Il giorno è arrivato: gli hanno dato (di nuovo, peraltro) del vecchio da pre-pensionare e in Nazionale è finito in panchina. E’ bastato che Andrea Pirlo decidesse di lasciare la Juve, la Serie A, l’Europa, e scegliesse la Mls, New York, per autorizzare qualcuno a fargli pesare i 36 anni, i nuovi ritmi e anche la barba lunga. “E’ lento, poco ispirato, corre molto meno”, è stato scritto: meglio puntare sul sostituto che già c’è, Marco Verratti.
Ha ragione Zeman quando dice che “non si invecchia in soli tre mesi”; oltretutto contro Malta, la partita della prima svolta, Pirlo non ha giocato peggio dei compagni, tutt’altro: in alcune occasioni ha fatto cantare il pallone con il corto-lungo e la sua ancora inimitabile precisione.

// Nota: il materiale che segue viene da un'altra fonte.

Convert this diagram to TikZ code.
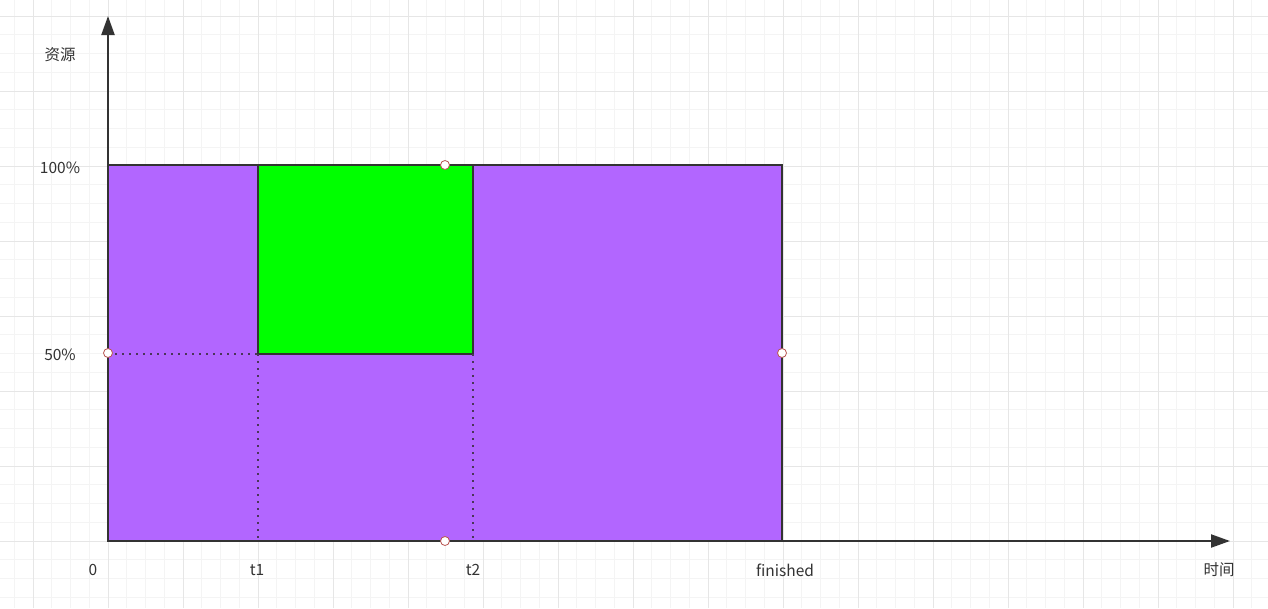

Siamo tutti ben disposti nei confronti del cambio generazionale, ma realizzarlo a pochi mesi dalla fase finale dell’Europeo sarebbe un errore grave. In Francia, a giugno, si chiuderà il fortunatissimo ciclo di Andrea (un titolo mondiale e un secondo posto agli Europei) e soltanto dopo si potrà celebrare la titolarità di Verratti e omologhi.
Conte ha un bisogno enorme di qualità e personalità, soprattutto in attacco ma anche in mezzo, e allora capisco la sua nervosa difesa del “pittore”.
In tutti questi anni ho visto invecchiare e poi ringiovanire improvvisamente campioni come Baggio, Del Piero e Totti: per essere più preciso, li ho visti far invecchiare. Ebbene, di uno come Pirlo la Nazionale non può ancora fare a meno e credo che anche sulla sua assenza nella Juve investiranno numerosi commentatori, tifosi e avversari.